Poisoning defense follows directly from provenance. If every document indexed into a RAG pipeline carries a traceable source and an ingestion timestamp, a poisoning attack becomes detectable through anomaly patterns — a sudden edit to a high-traffic internal wiki page shortly before it starts appearing in customer-facing answers, or a spike in indexed content from a source that does not typically feed that pipeline. Content validation at ingestion — checking for prompt-injection patterns embedded in documents before they are embedded into a vector store, not just when they are retrieved — closes a gap that pure runtime guardrails miss, because by the time a poisoned chunk is retrieved and reaches the model, it has already been treated as trusted context.

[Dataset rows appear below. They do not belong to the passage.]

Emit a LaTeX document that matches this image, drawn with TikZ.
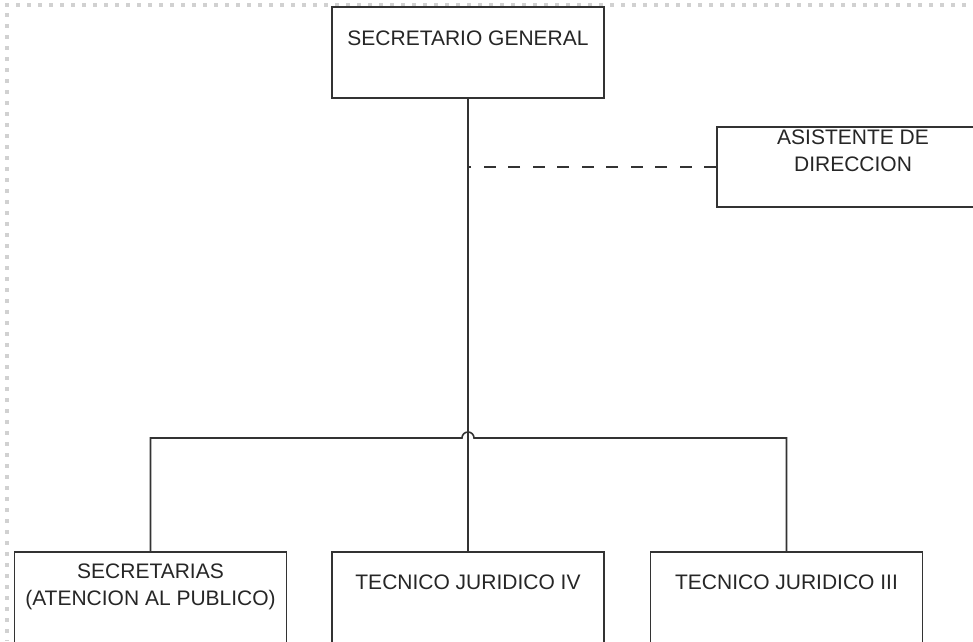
\documentclass[tikz,border=0pt]{standalone}
\usepackage{fontspec}
\setmainfont{Liberation Sans}
\usetikzlibrary{positioning}
\usetikzlibrary{calc}
\tikzset{
  every path/.append style={line width=1.6pt},
  post/.style={rectangle,draw=black!80,fill=white,inner sep=0pt,
    minimum width=272pt,minimum height=#1},
  post/.default=91pt,
  title/.style={inner sep=0pt,align=center,text=black!85,
    font=\fontsize{21}{27}\selectfont},
  link/.style={draw=black!80},
  aide/.style={draw=black!80,dash pattern=on 12pt off 12.5pt},
  pageframe/.style={draw=black!18,line width=4pt,dash pattern=on 4pt off 7pt}
}

\begin{document}
\begin{tikzpicture}[x=1pt,y=1pt]
  \useasboundingbox (0,0) rectangle (973,-641);
  % dotted page border
  \draw[pageframe] (5,-5) -- (973,-5);
  \draw[pageframe] (7,-13) -- (7,-641);

  \node (sg) [post] at (468,-52.5) {};
  \node (sgt) [title,below=24pt of sg.north] {SECRETARIO GENERAL};
  \node (asis) [post=80pt] at (853,-167) {};
  \node (asist) [title,below=3pt of asis.north] {ASISTENTE DE\\DIRECCION};

  \node (sec) [post] at (150.5,-597.5) {};
  \node (sect) [title,below=11.5pt of sec.north] {SECRETARIAS\\(ATENCION AL PUBLICO)};
  \node (tj4) [post] at (468,-597.5) {};
  \node (tj4t) [title,below=23pt of tj4.north] {TECNICO JURIDICO IV};
  \node (tj3) [post] at (786.5,-597.5) {};
  \node (tj3t) [title,below=23pt of tj3.north] {TECNICO JURIDICO III};

  \coordinate (bus) at (468,-438);
  \draw[link] (sg.south) -- (tj4.north);
  \draw[aide] (asis.west) -- (asis.west -| sg.south);
  \draw[link] (sec.north) |- ($(bus)+(-6,0)$)
    arc[start angle=180,end angle=0,radius=6pt]
    -- (tj3.north |- bus) -- (tj3.north);
\end{tikzpicture}
\end{document}
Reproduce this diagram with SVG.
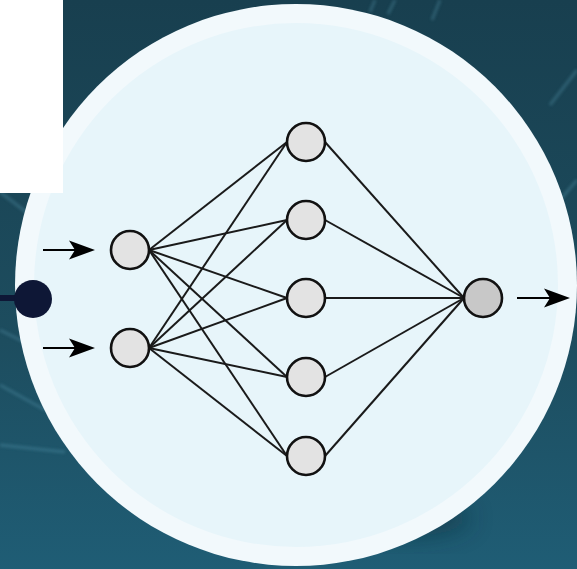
<svg xmlns="http://www.w3.org/2000/svg" width="577" height="569" viewBox="0 0 577 569">
  <defs>
    <linearGradient id="bg" x1="0" y1="0" x2="0" y2="1">
      <stop offset="0" stop-color="#183f4f"/>
      <stop offset="0.6" stop-color="#1d4d5f"/>
      <stop offset="1" stop-color="#1f5d75"/>
    </linearGradient>
    <filter id="blur" x="-50%" y="-50%" width="200%" height="200%">
      <feGaussianBlur stdDeviation="12"/>
    </filter>
    <filter id="blur2" x="-20%" y="-20%" width="140%" height="140%">
      <feGaussianBlur stdDeviation="1.5"/>
    </filter>
    <path id="head" d="M0,0 L-26,-9.5 L-20,0 L-26,9.5 Z" fill="#000"/>
  </defs>
  <style>
    .node { fill: #e3e3e3; stroke: #111; stroke-width: 2.6; }
    .out { fill: #c8c8c8; stroke: #111; stroke-width: 2.6; }
    .edge { stroke: #1a1a1a; stroke-width: 2; fill: none; }
    .arr { stroke: #000; stroke-width: 2.2; fill: none; }
    .streak { stroke: #5fa3b8; stroke-width: 3; opacity: 0.3; fill: none; }
  </style>

  <g id="background">
    <rect x="0" y="0" width="577" height="569" fill="url(#bg)"/>
    <g filter="url(#blur2)">
      <line class="streak" x1="0" y1="192" x2="30" y2="215"/>
      <line class="streak" x1="0" y1="330" x2="30" y2="345"/>
      <line class="streak" x1="0" y1="385" x2="45" y2="410"/>
      <line class="streak" x1="0" y1="445" x2="65" y2="452"/>
      <line class="streak" x1="375" y1="0" x2="370" y2="12"/>
      <line class="streak" x1="395" y1="0" x2="388" y2="14"/>
      <line class="streak" x1="440" y1="0" x2="432" y2="20"/>
      <line class="streak" x1="577" y1="70" x2="550" y2="105"/>
      <line class="streak" x1="577" y1="180" x2="560" y2="200"/>
    </g>
    <ellipse cx="400" cy="518" rx="70" ry="18" fill="#0f2d3a" opacity="0.55" filter="url(#blur)"/>
  </g>

  <g id="disc">
    <circle cx="296" cy="285" r="281" fill="#f2f9fc"/>
    <circle cx="296" cy="285" r="262" fill="#e7f5fa"/>
  </g>

  <g id="white-panel">
    <rect x="0" y="0" width="63" height="193" fill="#ffffff"/>
  </g>

  <g id="connector-dot">
    <rect x="0" y="295" width="30" height="6" fill="#0e1736"/>
    <circle cx="33" cy="299" r="19" fill="#0e1736"/>
  </g>

  <g id="connectors">
    <line class="edge" x1="149" y1="250" x2="287" y2="142"/>
    <line class="edge" x1="149" y1="250" x2="287" y2="220"/>
    <line class="edge" x1="149" y1="250" x2="287" y2="298"/>
    <line class="edge" x1="149" y1="250" x2="287" y2="377"/>
    <line class="edge" x1="149" y1="250" x2="287" y2="456"/>
    <line class="edge" x1="149" y1="348" x2="287" y2="142"/>
    <line class="edge" x1="149" y1="348" x2="287" y2="220"/>
    <line class="edge" x1="149" y1="348" x2="287" y2="298"/>
    <line class="edge" x1="149" y1="348" x2="287" y2="377"/>
    <line class="edge" x1="149" y1="348" x2="287" y2="456"/>
    <line class="edge" x1="325" y1="142" x2="464" y2="298"/>
    <line class="edge" x1="325" y1="220" x2="464" y2="298"/>
    <line class="edge" x1="325" y1="298" x2="464" y2="298"/>
    <line class="edge" x1="325" y1="377" x2="464" y2="298"/>
    <line class="edge" x1="325" y1="456" x2="464" y2="298"/>
    <line class="arr" x1="43" y1="250" x2="80" y2="250"/>
    <use href="#head" x="95" y="250"/>
    <line class="arr" x1="43" y1="348" x2="80" y2="348"/>
    <use href="#head" x="95" y="348"/>
    <line class="arr" x1="517" y1="298" x2="555" y2="298"/>
    <use href="#head" x="570" y="298"/>
  </g>

  <g id="input-1"><circle class="node" cx="130" cy="250" r="19"/></g>
  <g id="input-2"><circle class="node" cx="130" cy="348" r="19"/></g>
  <g id="hidden-1"><circle class="node" cx="306" cy="142" r="19"/></g>
  <g id="hidden-2"><circle class="node" cx="306" cy="220" r="19"/></g>
  <g id="hidden-3"><circle class="node" cx="306" cy="298" r="19"/></g>
  <g id="hidden-4"><circle class="node" cx="306" cy="377" r="19"/></g>
  <g id="hidden-5"><circle class="node" cx="306" cy="456" r="19"/></g>
  <g id="output"><circle class="out" cx="483" cy="298" r="19"/></g>
</svg>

Retention and right-to-deletion obligations get harder, not easier, with AI. A customer's data embedded into a vector store and referenced across months of fine-tuning checkpoints does not disappear the way a row deleted from a relational database does; genuine compliance with deletion requests requires either re-embedding pipelines that can selectively remove and re-index content, or an architectural choice to keep sensitive personal data out of persistent embeddings entirely and instead surface it only through live, access-controlled lookups at inference time. CISOs should push this as a design requirement at the point a new RAG pipeline is scoped, not as a remediation after a data subject access request arrives.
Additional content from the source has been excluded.